Il m'amuse, moi, Orelsan. Il a un flow un peu bizarre de gamin de province, sa voix ne dégage pas l'esprit de rébellion péri-urbaine de la plupart de ses collègues du hip-hop français, qui trouvent généralement la source de leur inspiration et de leur répertoire dans un mix culturel mêlant vie de la té-ci, relation à l'autorité, pratiques marginales voire hors-la-loi et rêves de succès, de fric et de filles. Orelsan parle un peu de tout ça, mais ne cherche pas non plus à noyer le poisson de sa petite contradiction : oui, c'est un gamin normand issu de la classe moyenne, pas forcément hyper défavorisé, alors le rap comme moyen d'émancipation et de révolte artistique contre un quotidien pas glop, ce n'est pas tout à fait pour lui. Mais qui a dit qu'il fallait porter en soi la rébellion des cités pour avoir le droit de faire du hip-hop. Personne. Et d'ailleurs, la plupart des artistes hip-hop seraient bien emmerdés si les collégiens et lycéens bourges ou issus des classes moyennes cessaient d'acheter leurs albums.
C'est que même si on ne vient pas d'une banlieue embrasée, on peut avoir des raisons de se rebeller dans la laïfe, vois-tu.

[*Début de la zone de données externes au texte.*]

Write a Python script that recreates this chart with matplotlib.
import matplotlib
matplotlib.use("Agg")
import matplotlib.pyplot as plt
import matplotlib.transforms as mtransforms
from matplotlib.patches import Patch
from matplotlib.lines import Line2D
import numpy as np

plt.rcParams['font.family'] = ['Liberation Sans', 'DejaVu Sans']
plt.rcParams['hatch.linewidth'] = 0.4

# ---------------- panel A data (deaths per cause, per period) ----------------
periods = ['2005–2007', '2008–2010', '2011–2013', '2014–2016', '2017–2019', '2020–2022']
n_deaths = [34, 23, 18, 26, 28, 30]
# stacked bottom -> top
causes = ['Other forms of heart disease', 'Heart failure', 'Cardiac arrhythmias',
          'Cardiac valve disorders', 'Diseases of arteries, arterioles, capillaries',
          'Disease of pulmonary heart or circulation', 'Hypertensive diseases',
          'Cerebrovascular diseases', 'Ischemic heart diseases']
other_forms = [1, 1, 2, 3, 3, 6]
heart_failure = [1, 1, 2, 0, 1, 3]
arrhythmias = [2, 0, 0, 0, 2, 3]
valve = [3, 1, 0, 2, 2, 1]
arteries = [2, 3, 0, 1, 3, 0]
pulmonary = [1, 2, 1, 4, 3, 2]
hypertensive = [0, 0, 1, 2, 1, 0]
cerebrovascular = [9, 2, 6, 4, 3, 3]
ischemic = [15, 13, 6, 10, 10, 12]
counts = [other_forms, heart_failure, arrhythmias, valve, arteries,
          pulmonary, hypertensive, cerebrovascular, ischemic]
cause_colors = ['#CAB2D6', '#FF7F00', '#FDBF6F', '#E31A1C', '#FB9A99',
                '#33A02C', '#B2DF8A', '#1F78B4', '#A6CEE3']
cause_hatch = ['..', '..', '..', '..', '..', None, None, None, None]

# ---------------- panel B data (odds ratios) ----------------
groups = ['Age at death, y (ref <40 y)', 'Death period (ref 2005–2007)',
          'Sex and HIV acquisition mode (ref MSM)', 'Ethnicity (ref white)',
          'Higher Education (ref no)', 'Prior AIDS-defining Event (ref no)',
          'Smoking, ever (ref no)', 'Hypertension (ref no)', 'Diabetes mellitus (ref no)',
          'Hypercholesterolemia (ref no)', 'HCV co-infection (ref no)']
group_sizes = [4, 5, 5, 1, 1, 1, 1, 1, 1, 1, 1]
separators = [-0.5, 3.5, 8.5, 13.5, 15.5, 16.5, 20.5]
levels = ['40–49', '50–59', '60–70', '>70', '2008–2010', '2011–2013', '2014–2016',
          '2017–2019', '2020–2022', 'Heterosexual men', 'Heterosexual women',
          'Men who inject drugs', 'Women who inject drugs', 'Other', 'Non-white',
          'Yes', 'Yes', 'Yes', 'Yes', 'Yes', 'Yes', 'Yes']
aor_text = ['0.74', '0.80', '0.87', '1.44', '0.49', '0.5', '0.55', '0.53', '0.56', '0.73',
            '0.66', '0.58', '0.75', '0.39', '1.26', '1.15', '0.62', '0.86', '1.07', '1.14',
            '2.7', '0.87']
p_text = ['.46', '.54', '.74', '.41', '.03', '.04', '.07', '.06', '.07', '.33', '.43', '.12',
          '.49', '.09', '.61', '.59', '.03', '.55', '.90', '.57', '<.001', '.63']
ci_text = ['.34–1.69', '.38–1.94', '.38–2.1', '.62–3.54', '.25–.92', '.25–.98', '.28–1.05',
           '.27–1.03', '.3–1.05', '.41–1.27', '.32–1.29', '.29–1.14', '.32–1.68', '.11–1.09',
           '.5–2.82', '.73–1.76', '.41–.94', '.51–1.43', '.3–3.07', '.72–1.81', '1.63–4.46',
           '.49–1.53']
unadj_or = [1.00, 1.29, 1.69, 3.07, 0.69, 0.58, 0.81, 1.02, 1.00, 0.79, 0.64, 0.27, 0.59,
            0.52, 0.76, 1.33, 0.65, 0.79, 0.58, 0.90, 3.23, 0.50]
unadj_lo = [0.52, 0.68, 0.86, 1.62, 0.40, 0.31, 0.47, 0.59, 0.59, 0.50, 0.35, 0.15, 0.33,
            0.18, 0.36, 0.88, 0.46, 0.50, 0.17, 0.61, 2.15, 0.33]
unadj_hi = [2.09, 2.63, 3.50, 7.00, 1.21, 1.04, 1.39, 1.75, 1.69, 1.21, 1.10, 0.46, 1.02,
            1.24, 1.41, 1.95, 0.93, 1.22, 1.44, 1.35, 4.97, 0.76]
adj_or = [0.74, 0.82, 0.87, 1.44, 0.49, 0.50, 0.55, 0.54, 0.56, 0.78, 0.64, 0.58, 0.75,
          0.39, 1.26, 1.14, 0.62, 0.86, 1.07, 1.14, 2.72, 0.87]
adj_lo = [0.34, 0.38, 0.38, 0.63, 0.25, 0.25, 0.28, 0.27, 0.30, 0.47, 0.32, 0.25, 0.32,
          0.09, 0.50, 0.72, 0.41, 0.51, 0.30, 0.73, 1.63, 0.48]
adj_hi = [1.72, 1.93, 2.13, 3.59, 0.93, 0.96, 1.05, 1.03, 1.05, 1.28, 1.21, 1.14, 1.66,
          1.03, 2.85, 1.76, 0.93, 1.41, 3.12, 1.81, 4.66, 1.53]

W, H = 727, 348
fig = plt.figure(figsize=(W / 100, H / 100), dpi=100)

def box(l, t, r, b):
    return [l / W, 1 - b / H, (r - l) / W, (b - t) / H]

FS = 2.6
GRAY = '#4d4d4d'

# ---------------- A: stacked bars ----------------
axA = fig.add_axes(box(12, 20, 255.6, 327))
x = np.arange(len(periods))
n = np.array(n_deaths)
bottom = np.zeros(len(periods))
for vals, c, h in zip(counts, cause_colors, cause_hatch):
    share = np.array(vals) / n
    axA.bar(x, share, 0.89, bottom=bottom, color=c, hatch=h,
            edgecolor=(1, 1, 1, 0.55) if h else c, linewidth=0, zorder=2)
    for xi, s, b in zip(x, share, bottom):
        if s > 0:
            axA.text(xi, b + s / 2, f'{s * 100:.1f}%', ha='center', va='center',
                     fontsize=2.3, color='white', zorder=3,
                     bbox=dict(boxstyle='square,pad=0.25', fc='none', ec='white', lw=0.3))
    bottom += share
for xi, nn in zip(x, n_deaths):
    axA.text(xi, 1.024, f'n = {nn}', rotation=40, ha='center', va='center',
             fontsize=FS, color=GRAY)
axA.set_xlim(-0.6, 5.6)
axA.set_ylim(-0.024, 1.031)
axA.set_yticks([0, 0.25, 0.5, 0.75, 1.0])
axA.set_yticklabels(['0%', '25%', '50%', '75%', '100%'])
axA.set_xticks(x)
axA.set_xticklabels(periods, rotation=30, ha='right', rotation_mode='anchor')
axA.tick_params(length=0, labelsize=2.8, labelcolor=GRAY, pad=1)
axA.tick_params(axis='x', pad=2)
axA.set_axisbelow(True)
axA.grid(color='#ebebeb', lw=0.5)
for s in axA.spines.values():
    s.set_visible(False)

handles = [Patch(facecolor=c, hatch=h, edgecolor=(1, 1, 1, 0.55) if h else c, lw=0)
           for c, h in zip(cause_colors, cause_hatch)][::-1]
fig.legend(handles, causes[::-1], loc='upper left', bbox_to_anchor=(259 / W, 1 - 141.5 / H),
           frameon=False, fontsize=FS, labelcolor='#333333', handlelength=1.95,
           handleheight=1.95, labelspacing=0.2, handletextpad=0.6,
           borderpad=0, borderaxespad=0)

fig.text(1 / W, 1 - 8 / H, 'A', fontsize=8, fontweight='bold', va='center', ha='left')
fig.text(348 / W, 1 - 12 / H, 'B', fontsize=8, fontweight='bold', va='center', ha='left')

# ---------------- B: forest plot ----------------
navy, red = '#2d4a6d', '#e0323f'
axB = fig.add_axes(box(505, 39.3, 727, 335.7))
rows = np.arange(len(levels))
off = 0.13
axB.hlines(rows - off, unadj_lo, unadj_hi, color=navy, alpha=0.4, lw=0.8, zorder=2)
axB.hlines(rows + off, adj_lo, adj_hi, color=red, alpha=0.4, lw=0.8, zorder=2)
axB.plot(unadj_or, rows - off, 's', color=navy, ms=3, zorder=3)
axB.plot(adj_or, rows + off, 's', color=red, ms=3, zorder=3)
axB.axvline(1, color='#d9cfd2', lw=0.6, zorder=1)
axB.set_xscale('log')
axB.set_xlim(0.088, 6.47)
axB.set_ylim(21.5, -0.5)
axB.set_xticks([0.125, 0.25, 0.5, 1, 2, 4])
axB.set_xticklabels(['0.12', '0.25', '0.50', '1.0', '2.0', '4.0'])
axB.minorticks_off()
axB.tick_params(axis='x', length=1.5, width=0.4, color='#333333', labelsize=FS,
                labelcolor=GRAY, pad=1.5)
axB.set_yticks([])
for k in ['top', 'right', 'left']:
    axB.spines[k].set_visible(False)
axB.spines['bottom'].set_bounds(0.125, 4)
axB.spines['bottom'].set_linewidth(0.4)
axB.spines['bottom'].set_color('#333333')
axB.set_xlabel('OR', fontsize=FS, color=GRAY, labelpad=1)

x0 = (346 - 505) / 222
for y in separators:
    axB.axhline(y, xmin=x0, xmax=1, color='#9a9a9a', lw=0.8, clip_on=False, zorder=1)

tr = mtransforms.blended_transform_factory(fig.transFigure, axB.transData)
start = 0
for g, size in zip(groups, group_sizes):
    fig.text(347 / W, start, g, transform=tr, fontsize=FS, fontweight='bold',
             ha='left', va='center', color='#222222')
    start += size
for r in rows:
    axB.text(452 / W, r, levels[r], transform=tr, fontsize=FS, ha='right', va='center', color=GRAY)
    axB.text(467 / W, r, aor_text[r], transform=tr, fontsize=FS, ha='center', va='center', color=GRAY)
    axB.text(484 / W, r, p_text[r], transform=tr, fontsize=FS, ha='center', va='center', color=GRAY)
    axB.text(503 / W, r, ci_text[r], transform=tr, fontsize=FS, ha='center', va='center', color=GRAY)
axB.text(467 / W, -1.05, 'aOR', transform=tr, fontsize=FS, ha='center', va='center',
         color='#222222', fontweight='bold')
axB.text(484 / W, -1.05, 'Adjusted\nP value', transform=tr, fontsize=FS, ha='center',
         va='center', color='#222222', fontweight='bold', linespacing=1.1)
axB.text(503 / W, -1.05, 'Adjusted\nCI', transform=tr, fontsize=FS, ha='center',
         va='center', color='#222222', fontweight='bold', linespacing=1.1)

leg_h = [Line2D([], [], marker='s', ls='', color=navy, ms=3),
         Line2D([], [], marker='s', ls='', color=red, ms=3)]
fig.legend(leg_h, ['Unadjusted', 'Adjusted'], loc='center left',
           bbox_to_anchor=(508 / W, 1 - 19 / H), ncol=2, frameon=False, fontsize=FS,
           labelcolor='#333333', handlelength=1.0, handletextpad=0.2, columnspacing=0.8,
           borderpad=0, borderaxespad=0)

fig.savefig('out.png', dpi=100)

Il n'y a pas que dans les banlieues chaudes que la crise frappe (et encore heureux, d'une certaine façon). En ce sens, la présence Orelsan dans le microcosme du hip-hop français, sous ses dehors de semi-bourge blanc un peu replet, est salutaire. Pas de raison de diviser les communautés musicales au nom d'une origine ethnique ou géographique, et puis quoi encore.
Bon, par contre, le brushing de Clark Kent, là, ça me perturbe. J'ai un truc avec les cheveux, tu sais. Mais le titre est rigolo. Quelques idiots crieront à l'hérésie, voire à la tribune sexiste, ne se rendant probablement pas compte qu'ils font le beurre du mec en montant des polémiques à deux balles. Sans Sale Pute et surtout sans le bruit que tout le monde a bien voulu faire autour, qui saurait encore qui est Orelsan aujourd'hui ? De ce fait, dévoilant peut-être un penchant cynique (pas forcément absent du reste de son répertoire, du reste), Orelsan n'oublie pas de remercier les Chiennes de Garde dans ce nouveau single.
Merci
Une irrévérence qui lui servira probablement de signature pendant un moment, avant qu'il ne faille trouver un message plus profond. En attendant, et parce qu'il n'y a heureusement pas que la provoc' dans les chansons d'Orelsan, les fans devraient continuer à faire bloc derrière ce jeune homme pas forcément subtil dans son approche marketing, mais loin d'être bête, dont les mots et la gouaille donnent voix à une génération de blancs becs qui, si elle n'a pas souffert de la ghettoïsation ni de la condescendance raciste, n'en est pas moins paumée et malmenée. A ce jeu-là, sarcasmes et potacheries ont toujours été un remède propre à adoucir l'aigreur.